Tuesday, July 11, 2017

Shifting City

From the Times, the view of gentrification from Cherry's Unisex in Bed-Stuy:

“Gentrification is always on the periphery, always in the negative space of so many conversations that take place here. The wave of money and development is transforming Bed-Stuy along Fulton Street, and there are no guarantees that Cherry’s won’t be washed away with so many others. Little distinguishes it from any other shop on the strip except for how long it has been on Fulton, and the woman for which it’s named.

'When you call the police, they come,' Cherry said. 'Before, there was no policing at all. But now? Not only do they come, they’re arresting everybody.'"

Photo: George Etheredge for The New York Times

In the 2000s, black New York neighborhoods are becoming markedly less black (and brown) and more white -- as well as less poor and more rich.

In the 1960s, the U.S. Commission on Civil Rights called the suburbs a “white noose” around America’s cities. Today, it's “Vanilla Cities and Their Chocolate Suburbs,” as author Jeff Chang calls it in his essay of the same name. He writes of these new “geographies of inequality,” where the colorized suburb now receives the brutal treatment the inner city has--neglect, predatory lending, and paramilitarized policing that too often ends in the murder of black people. “The fate of Brooklyn,” Chang writes, “tells us about the fate of Ferguson.” The violence of urban hyper-gentrification ripples outward.

Author Alan Ehrenhalt calls this demographic shift the “great inversion,” as the affluent (often white) flood into urban centers and the poor (often people of color) are pushed to the suburbs.

Also in the Times, Reniqua Allen writes of black millennials giving up northern cities for the South. Is the Great Migration reversing course as white flight has done? How much of it is a choice?

As the color (and class) of neighborhoods like Bed-Stuy, Harlem, and Crown Heights changes, it’s important to understand that displacement can be direct, like eviction, or indirect, what Peter Marcuse calls “the pressure of displacement.” In his 1985 paper “Gentrification, Abandonment, and Displacement,” he writes, “When a family sees the neighborhood around it changing dramatically, when their friends are leaving the neighborhood, when the stores they patronize are liquidating and new stores for other clientele are taking their places,” etc., then it’s only a matter of time before they move out, “rather than wait for the inevitable; nonetheless they are displaced.”

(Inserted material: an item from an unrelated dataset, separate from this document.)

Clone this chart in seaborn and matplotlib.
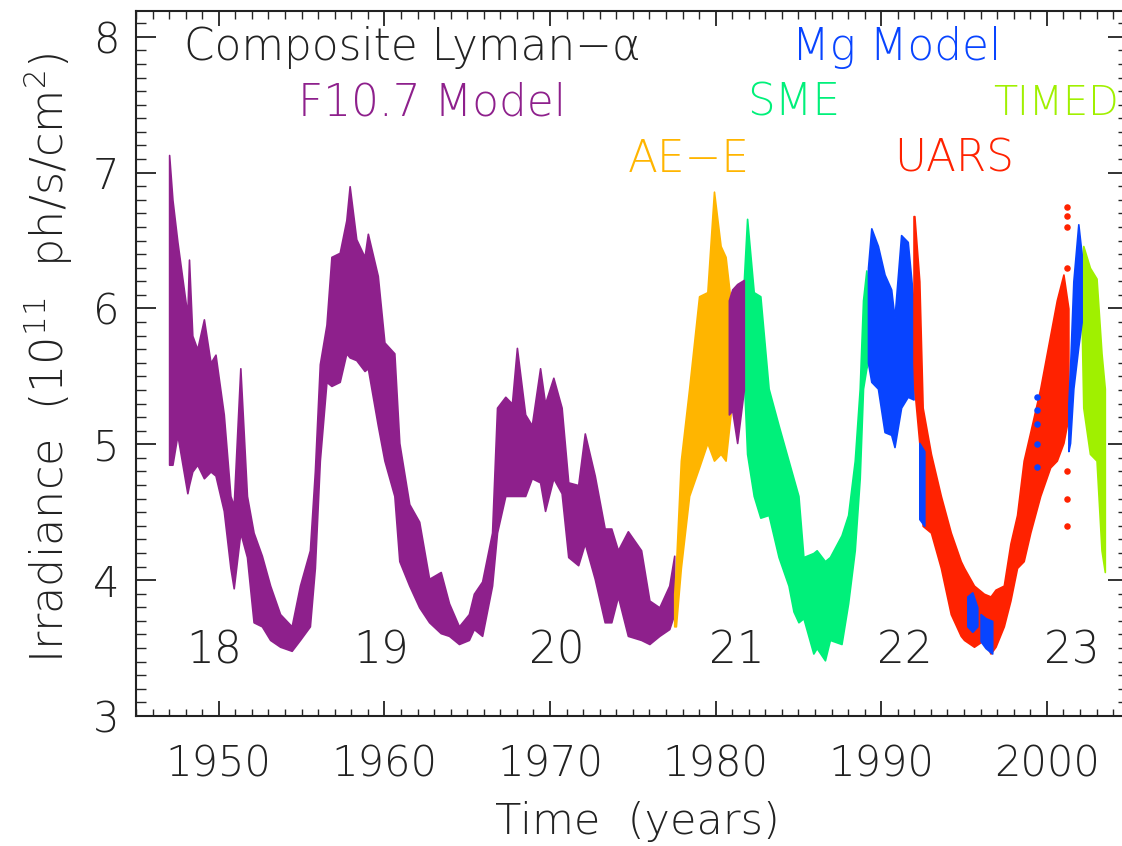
import numpy as np
import pandas as pd
import matplotlib
matplotlib.use("Agg")
import matplotlib.pyplot as plt
from matplotlib import font_manager
from matplotlib.ticker import MultipleLocator
import seaborn as sns

# ---------------- data ----------------
# F10.7 model, segment 1
f107_t = [1947.0, 1947.2, 1947.5, 1948.1, 1948.2, 1948.4, 1948.7, 1949.1, 1949.5, 1949.8,
          1950.3, 1950.7, 1950.9, 1951.3, 1951.7, 1952.1, 1952.6, 1953.1, 1953.7, 1954.4,
          1954.9, 1955.5, 1955.8, 1956.1, 1956.5, 1956.8, 1957.3, 1957.7, 1957.9, 1958.3,
          1958.8, 1959.0, 1959.6, 1960.0, 1960.6, 1960.9, 1961.5, 1962.1, 1962.7, 1963.4,
          1963.9, 1964.5, 1965.1, 1965.4, 1965.9, 1966.5, 1966.8, 1967.3, 1967.7, 1968.0,
          1968.5, 1968.9, 1969.4, 1969.7, 1970.2, 1970.7, 1971.1, 1971.7, 1972.1, 1972.7,
          1973.3, 1973.7, 1974.1, 1974.7, 1975.5, 1976.0, 1976.6, 1977.2, 1977.5]
f107_hi = [7.13, 6.80, 6.49, 5.95, 6.36, 5.80, 5.70, 5.92, 5.60, 5.66,
           5.22, 4.62, 4.55, 5.56, 4.62, 4.35, 4.18, 3.96, 3.75, 3.66,
           3.96, 4.22, 4.80, 5.59, 5.88, 6.38, 6.41, 6.65, 6.90, 6.51,
           6.38, 6.55, 6.24, 5.75, 5.67, 5.01, 4.56, 4.43, 4.01, 4.06,
           3.83, 3.66, 3.75, 3.90, 3.99, 4.35, 5.27, 5.35, 5.30, 5.71,
           5.22, 5.14, 5.56, 5.30, 5.49, 5.27, 4.72, 4.70, 5.08, 4.77,
           4.38, 4.38, 4.22, 4.36, 4.22, 3.85, 3.80, 3.96, 4.18]
f107_lo = [4.85, 4.85, 5.07, 4.64, 4.70, 4.80, 4.85, 4.75, 4.80, 4.77,
           4.51, 4.09, 3.94, 4.35, 4.17, 3.69, 3.66, 3.56, 3.51, 3.48,
           3.56, 3.66, 4.09, 4.88, 5.46, 5.43, 5.46, 5.67, 5.64, 5.62,
           5.54, 5.56, 5.14, 4.88, 4.62, 4.14, 3.96, 3.80, 3.69, 3.61,
           3.59, 3.53, 3.56, 3.64, 3.59, 3.96, 4.35, 4.62, 4.62, 4.62,
           4.62, 4.75, 4.72, 4.51, 4.75, 4.64, 4.17, 4.11, 4.27, 4.01,
           3.69, 3.69, 3.88, 3.59, 3.56, 3.53, 3.59, 3.64, 3.75]
# F10.7 model, segment 2
f107b_t = [1980.8, 1981.0, 1981.3, 1981.7]
f107b_hi = [6.06, 6.14, 6.18, 6.21]
f107b_lo = [5.22, 5.25, 5.01, 5.40]

# AE-E
aee_t = [1977.5, 1977.6, 1977.9, 1978.4, 1979.0, 1979.5, 1979.9, 1980.3, 1980.6, 1980.9]
aee_hi = [3.90, 4.09, 4.88, 5.41, 6.09, 6.12, 6.86, 6.46, 6.38, 6.06]
aee_lo = [3.66, 3.66, 4.09, 4.62, 4.83, 5.01, 4.88, 4.93, 4.88, 5.22]

# SME
sme_t = [1981.7, 1981.9, 1982.3, 1982.7, 1983.2, 1983.8, 1984.4, 1984.7, 1985.0, 1985.3,
         1985.9, 1986.1, 1986.6, 1986.9, 1987.6, 1988.0, 1988.4, 1988.7, 1988.9, 1989.1, 1989.2]
sme_hi = [6.20, 6.66, 6.12, 6.09, 5.41, 5.14, 4.88, 4.75, 4.62, 4.17,
          4.20, 4.22, 4.14, 4.17, 4.33, 4.48, 4.88, 5.41, 6.06, 6.28, 6.10]
sme_lo = [5.50, 4.93, 4.62, 4.46, 4.48, 4.17, 3.96, 3.77, 3.69, 3.72,
          3.46, 3.50, 3.41, 3.56, 3.53, 3.83, 4.22, 4.75, 5.41, 5.56, 5.60]

# Mg model segments
mg1_t = [1989.2, 1989.4, 1989.8, 1990.2, 1990.6, 1990.8, 1991.2, 1991.6, 1991.95]
mg1_hi = [6.30, 6.59, 6.46, 6.25, 6.14, 5.93, 6.54, 6.49, 6.04]
mg1_lo = [5.60, 5.46, 5.41, 5.09, 5.07, 4.98, 5.27, 5.35, 5.33]
mg2_t = [1992.3, 1992.6]
mg2_hi = [5.01, 4.95]
mg2_lo = [4.45, 4.40]
mg3_t = [1995.2, 1995.5, 1995.8]
mg3_hi = [3.88, 3.91, 3.80]
mg3_lo = [3.66, 3.62, 3.66]
mg4_t = [1996.0, 1996.3, 1996.7]
mg4_hi = [3.75, 3.72, 3.70]
mg4_lo = [3.55, 3.50, 3.46]
mg5_t = [2001.3, 2001.4, 2001.6, 2001.9, 2002.1]
mg5_hi = [5.30, 5.56, 6.20, 6.62, 6.40]
mg5_lo = [4.95, 5.01, 5.41, 5.72, 5.90]
mg_dot_t = [1999.4, 1999.4, 1999.4, 1999.4, 1999.4]
mg_dot_v = [5.35, 5.25, 5.15, 5.00, 4.83]

# UARS
uars_t = [1991.95, 1992.0, 1992.3, 1992.5, 1993.0, 1993.6, 1994.2, 1994.8, 1995.0, 1995.6,
          1996.2, 1996.6, 1996.9, 1997.4, 1997.8, 1998.2, 1998.6, 1999.0, 1999.6, 2000.2,
          2000.6, 2001.0, 2001.3]
uars_hi = [6.68, 6.68, 6.20, 5.27, 4.93, 4.62, 4.35, 4.14, 4.09, 3.96,
           3.90, 3.88, 3.93, 3.96, 4.27, 4.48, 4.88, 5.09, 5.41, 5.80,
           6.06, 6.25, 6.00]
uars_lo = [5.60, 5.41, 5.01, 4.40, 4.35, 4.09, 3.75, 3.59, 3.56, 3.51,
           3.56, 3.46, 3.51, 3.66, 3.85, 4.09, 4.14, 4.35, 4.62, 4.83,
           4.88, 5.01, 5.20]
uars_dot_t = [2001.2, 2001.2, 2001.2, 2001.2, 2001.2, 2001.2, 2001.2]
uars_dot_v = [6.75, 6.68, 6.60, 6.30, 4.80, 4.60, 4.40]

# TIMED
timed_t = [2002.1, 2002.2, 2002.6, 2003.0, 2003.3, 2003.5]
timed_hi = [6.30, 6.46, 6.30, 6.22, 5.67, 5.41]
timed_lo = [5.90, 5.27, 4.93, 4.88, 4.22, 4.06]

# labels
cycle_labels = ["18", "19", "20", "21", "22", "23"]
cycle_x = [1949.7, 1959.8, 1970.4, 1981.3, 1991.4, 2001.5]
x_ticks = [1950, 1960, 1970, 1980, 1990, 2000]
y_ticks = [3, 4, 5, 6, 7, 8]

# ---------------- style ----------------
C_F107 = "#8E208C"
C_AEE = "#FFB500"
C_SME = "#00F07A"
C_MG = "#0844FF"
C_UARS = "#FF2200"
C_TIMED = "#A0F000"
INK = "#222222"

sns.set_theme(style="ticks")

# pick a light-weight sans face if one is installed (DejaVu metrics preferred)
_have = [(f.name, f.weight) for f in font_manager.fontManager.ttflist]
FAM, WGT, SCALE = "DejaVu Sans", "normal", 1.0
_cands = [("DejaVu Sans", 250, 1.0), ("DejaVu Sans ExtraLight", 400, 1.0),
          ("DejaVu Sans Light", 400, 1.0), ("Open Sans", 350, 1.12),
          ("Noto Sans", 350, 1.10), ("Lato", 350, 1.15)]
for fam, wmax, sc in _cands:
    ws = [w for n, w in _have if n == fam and isinstance(w, (int, float)) and w <= wmax]
    if ws:
        FAM, WGT, SCALE = fam, max(ws), sc
        break

plt.rcParams["font.family"] = [FAM, "DejaVu Sans"]
plt.rcParams["font.weight"] = WGT
plt.rcParams["axes.labelweight"] = WGT
plt.rcParams["mathtext.default"] = "regular"

fig = plt.figure(figsize=(11.22, 8.46), dpi=100)
ax = fig.add_axes([136 / 1122, 1 - 716 / 846, (1128 - 136) / 1122, (716 - 11) / 846])


def band(t, lo, hi, color):
    df = pd.DataFrame({"t": list(t) + list(t), "v": list(lo) + list(hi)})
    sns.lineplot(data=df, x="t", y="v", estimator="mean",
                 errorbar=lambda v: (v.min(), v.max()),
                 color=color, linewidth=0, ax=ax,
                 err_kws={"alpha": 1, "linewidth": 1.2, "edgecolor": color})


band(f107_t, f107_lo, f107_hi, C_F107)
band(aee_t, aee_lo, aee_hi, C_AEE)
band(sme_t, sme_lo, sme_hi, C_SME)
band(f107b_t, f107b_lo, f107b_hi, C_F107)
band(mg1_t, mg1_lo, mg1_hi, C_MG)
band(uars_t, uars_lo, uars_hi, C_UARS)
band(mg2_t, mg2_lo, mg2_hi, C_MG)
band(mg3_t, mg3_lo, mg3_hi, C_MG)
band(mg4_t, mg4_lo, mg4_hi, C_MG)
band(timed_t, timed_lo, timed_hi, C_TIMED)
band(mg5_t, mg5_lo, mg5_hi, C_MG)
sns.scatterplot(x=mg_dot_t, y=mg_dot_v, color=C_MG, s=22, linewidth=0, ax=ax)
sns.scatterplot(x=uars_dot_t, y=uars_dot_v, color=C_UARS, s=22, linewidth=0, ax=ax)

ax.set_xlim(1945.0, 2004.9)
ax.set_ylim(3.0, 8.19)
ax.set_xticks(x_ticks)
ax.set_yticks(y_ticks)
ax.xaxis.set_minor_locator(MultipleLocator(1))
ax.yaxis.set_minor_locator(MultipleLocator(0.1))
tfs = 30 * SCALE
ax.tick_params(axis="x", which="major", direction="in", length=10.8, width=1.3,
               top=True, bottom=True, pad=20, labelsize=tfs, colors=INK)
ax.tick_params(axis="x", which="minor", direction="in", length=5.4, width=1.0,
               top=True, bottom=True)
ax.tick_params(axis="y", which="major", direction="in", length=14.4, width=1.3,
               left=True, right=True, pad=12, labelsize=tfs, colors=INK)
ax.tick_params(axis="y", which="minor", direction="in", length=7.2, width=1.0,
               left=True, right=True)
for s in ax.spines.values():
    s.set_linewidth(1.5)
    s.set_color(INK)

ax.set_xlabel("Time  (years)", fontsize=31 * SCALE, color=INK, fontweight=WGT)
ax.set_ylabel(r"Irradiance  (10$^{11}$  ph/s/cm$^{2}$)", fontsize=32 * SCALE, color=INK,
              fontweight=WGT)
ax.xaxis.set_label_coords(0.505, -0.150)
ax.xaxis.label.set_verticalalignment("center")
ax.yaxis.set_label_coords(-0.089, 0.508)
ax.yaxis.label.set_verticalalignment("center")

fs = 31.5 * SCALE
ax.text(1947.9, 7.92, "Composite Lyman\u2212\u03b1", color=INK, fontsize=fs, va="center", ha="left")
ax.text(1954.8, 7.51, "F10.7 Model", color=C_F107, fontsize=fs, va="center", ha="left")
ax.text(1984.6, 7.92, "Mg Model", color=C_MG, fontsize=fs, va="center", ha="left")
ax.text(1981.9, 7.51, "SME", color=C_SME, fontsize=fs, va="center", ha="left")
ax.text(2004.33, 7.51, "TIMED", color=C_TIMED, fontsize=28.5 * SCALE, va="center", ha="right")
ax.text(1974.7, 7.10, "AE\u2212E", color=C_AEE, fontsize=fs, va="center", ha="left")
ax.text(1990.8, 7.10, "UARS", color=C_UARS, fontsize=fs, va="center", ha="left")
for lab, xc in zip(cycle_labels, cycle_x):
    ax.text(xc, 3.48, lab, color=INK, fontsize=fs, va="center", ha="center")

fig.savefig("out.png", dpi=100)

So when people speak of lower- income people of color “wanting” and “choosing” to move out of their neighborhoods, or out of the city, we have to think more deeply about that. What might look like a choice may actually be surrender to the pressure of a rapidly changing and increasingly alienating environment.

From the Times article on Bed-Stuy:

“Black people have never been obstacles to white people moving into their neighborhoods,” Mr. Parker said. He says his rent has more than doubled since he moved in, but with more white and Asian people now living in the neighborhood, there’s a newer, stronger police presence. There’s more to do in the neighborhood. “But there’s a problem if white people come in thinking Bed-Stuy is theirs,” he said. “This is a black community.”

Mr. Parker said the white and Asian people moving to Bed-Stuy weren’t the only recent arrivals. There were also what he called “new black” — African-American doctors, lawyers, business owners and young professionals are also moving into the area and living in the new luxury apartments.

“No one ever notices or talks about them,” he said.

1 comment:

Scout said...

It's certainly not an easy conversation, is it? When Spike Lee issues angry diatribes against Brooklyn gentrification, and then journalists like Errol Lewis of the Daily News and NY1 reveal that Lee himself has not only lived on the Upper East Side since 2000, but that he's been buying brownstones in Brooklyn and flipping them to sell to rich white people for $millions - well, then, what are his real feelings? At any rate, his actions tends to sabotage his words.

When some Brooklyn residents of color are less bitter about gentrification, acknowledging that it makes neighborhoods cleaner and safer, and improves the local schools - what is the real story?

In other words, how we do we affect change that is only (universally) positive? Can we?